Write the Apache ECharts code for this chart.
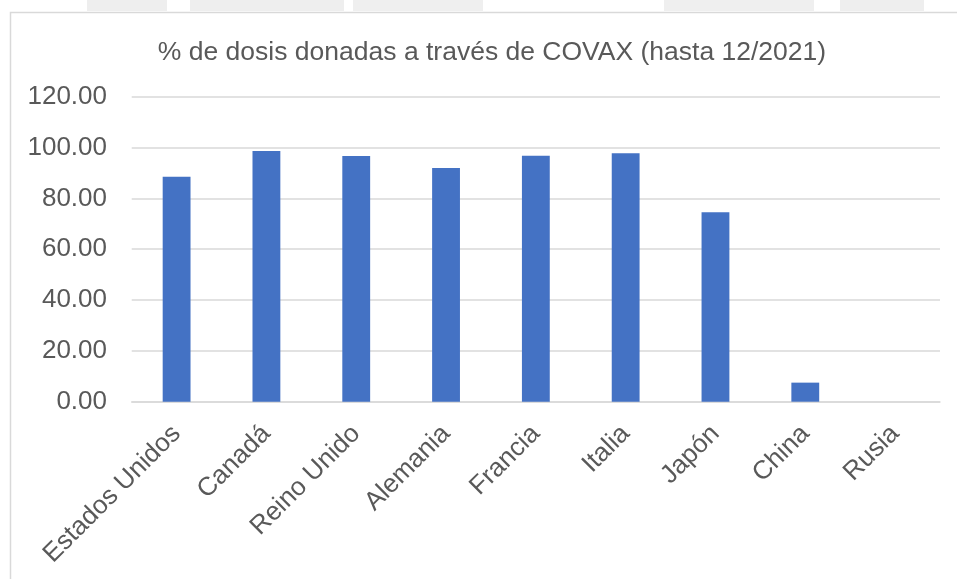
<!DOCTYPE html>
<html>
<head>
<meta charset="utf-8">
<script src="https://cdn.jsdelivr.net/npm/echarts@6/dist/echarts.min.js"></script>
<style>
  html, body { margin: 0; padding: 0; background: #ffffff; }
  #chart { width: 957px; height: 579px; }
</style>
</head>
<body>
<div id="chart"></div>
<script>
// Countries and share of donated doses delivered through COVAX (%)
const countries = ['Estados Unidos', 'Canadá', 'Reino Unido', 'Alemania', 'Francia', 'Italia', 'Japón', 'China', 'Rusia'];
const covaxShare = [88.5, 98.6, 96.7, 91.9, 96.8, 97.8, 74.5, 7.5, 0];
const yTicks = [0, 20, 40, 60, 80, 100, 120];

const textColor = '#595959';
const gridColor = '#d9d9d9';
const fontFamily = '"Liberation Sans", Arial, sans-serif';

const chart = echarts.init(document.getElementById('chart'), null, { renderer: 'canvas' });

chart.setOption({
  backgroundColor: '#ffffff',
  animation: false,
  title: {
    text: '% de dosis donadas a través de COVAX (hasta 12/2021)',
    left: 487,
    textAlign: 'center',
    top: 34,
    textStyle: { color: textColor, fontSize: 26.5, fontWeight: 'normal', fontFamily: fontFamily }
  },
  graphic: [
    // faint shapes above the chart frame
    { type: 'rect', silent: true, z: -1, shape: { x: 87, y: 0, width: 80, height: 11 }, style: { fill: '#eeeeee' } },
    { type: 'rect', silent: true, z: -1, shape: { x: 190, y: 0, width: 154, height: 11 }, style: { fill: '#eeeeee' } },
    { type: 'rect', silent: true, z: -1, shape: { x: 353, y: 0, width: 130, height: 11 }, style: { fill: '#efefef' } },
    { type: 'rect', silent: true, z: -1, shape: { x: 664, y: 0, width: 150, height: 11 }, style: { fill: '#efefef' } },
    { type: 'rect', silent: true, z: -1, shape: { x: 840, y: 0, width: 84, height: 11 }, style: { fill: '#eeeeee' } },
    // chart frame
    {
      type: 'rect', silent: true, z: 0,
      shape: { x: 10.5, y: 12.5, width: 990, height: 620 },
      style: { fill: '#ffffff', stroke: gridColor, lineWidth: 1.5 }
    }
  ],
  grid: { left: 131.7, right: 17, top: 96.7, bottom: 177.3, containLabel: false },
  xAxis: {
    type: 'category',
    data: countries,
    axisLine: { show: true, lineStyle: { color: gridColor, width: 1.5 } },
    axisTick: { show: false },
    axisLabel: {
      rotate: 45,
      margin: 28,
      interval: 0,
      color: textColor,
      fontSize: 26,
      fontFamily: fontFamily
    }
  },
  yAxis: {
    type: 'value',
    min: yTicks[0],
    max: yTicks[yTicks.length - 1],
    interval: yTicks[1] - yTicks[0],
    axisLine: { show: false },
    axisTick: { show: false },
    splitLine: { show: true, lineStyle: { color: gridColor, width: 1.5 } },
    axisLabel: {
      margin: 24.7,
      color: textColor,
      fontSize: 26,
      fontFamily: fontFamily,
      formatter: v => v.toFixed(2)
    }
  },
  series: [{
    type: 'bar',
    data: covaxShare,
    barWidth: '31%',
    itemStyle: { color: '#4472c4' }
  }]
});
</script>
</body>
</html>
━━━━━━━━━━━━━━━━━━━━
The task: Go through the material above and print all of it exactly, except the pictures.

Answer to this exercise:
Write the Apache ECharts code for this chart.
<!DOCTYPE html>
<html>
<head>
<meta charset="utf-8">
<script src="https://cdn.jsdelivr.net/npm/echarts@6/dist/echarts.min.js"></script>
<style>
  html, body { margin: 0; padding: 0; background: #ffffff; }
  #chart { width: 957px; height: 579px; }
</style>
</head>
<body>
<div id="chart"></div>
<script>
// Countries and share of donated doses delivered through COVAX (%)
const countries = ['Estados Unidos', 'Canadá', 'Reino Unido', 'Alemania', 'Francia', 'Italia', 'Japón', 'China', 'Rusia'];
const covaxShare = [88.5, 98.6, 96.7, 91.9, 96.8, 97.8, 74.5, 7.5, 0];
const yTicks = [0, 20, 40, 60, 80, 100, 120];

const textColor = '#595959';
const gridColor = '#d9d9d9';
const fontFamily = '"Liberation Sans", Arial, sans-serif';

const chart = echarts.init(document.getElementById('chart'), null, { renderer: 'canvas' });

chart.setOption({
  backgroundColor: '#ffffff',
  animation: false,
  title: {
    text: '% de dosis donadas a través de COVAX (hasta 12/2021)',
    left: 487,
    textAlign: 'center',
    top: 34,
    textStyle: { color: textColor, fontSize: 26.5, fontWeight: 'normal', fontFamily: fontFamily }
  },
  graphic: [
    // faint shapes above the chart frame
    { type: 'rect', silent: true, z: -1, shape: { x: 87, y: 0, width: 80, height: 11 }, style: { fill: '#eeeeee' } },
    { type: 'rect', silent: true, z: -1, shape: { x: 190, y: 0, width: 154, height: 11 }, style: { fill: '#eeeeee' } },
    { type: 'rect', silent: true, z: -1, shape: { x: 353, y: 0, width: 130, height: 11 }, style: { fill: '#efefef' } },
    { type: 'rect', silent: true, z: -1, shape: { x: 664, y: 0, width: 150, height: 11 }, style: { fill: '#efefef' } },
    { type: 'rect', silent: true, z: -1, shape: { x: 840, y: 0, width: 84, height: 11 }, style: { fill: '#eeeeee' } },
    // chart frame
    {
      type: 'rect', silent: true, z: 0,
      shape: { x: 10.5, y: 12.5, width: 990, height: 620 },
      style: { fill: '#ffffff', stroke: gridColor, lineWidth: 1.5 }
    }
  ],
  grid: { left: 131.7, right: 17, top: 96.7, bottom: 177.3, containLabel: false },
  xAxis: {
    type: 'category',
    data: countries,
    axisLine: { show: true, lineStyle: { color: gridColor, width: 1.5 } },
    axisTick: { show: false },
    axisLabel: {
      rotate: 45,
      margin: 28,
      interval: 0,
      color: textColor,
      fontSize: 26,
      fontFamily: fontFamily
    }
  },
  yAxis: {
    type: 'value',
    min: yTicks[0],
    max: yTicks[yTicks.length - 1],
    interval: yTicks[1] - yTicks[0],
    axisLine: { show: false },
    axisTick: { show: false },
    splitLine: { show: true, lineStyle: { color: gridColor, width: 1.5 } },
    axisLabel: {
      margin: 24.7,
      color: textColor,
      fontSize: 26,
      fontFamily: fontFamily,
      formatter: v => v.toFixed(2)
    }
  },
  series: [{
    type: 'bar',
    data: covaxShare,
    barWidth: '31%',
    itemStyle: { color: '#4472c4' }
  }]
});
</script>
</body>
</html>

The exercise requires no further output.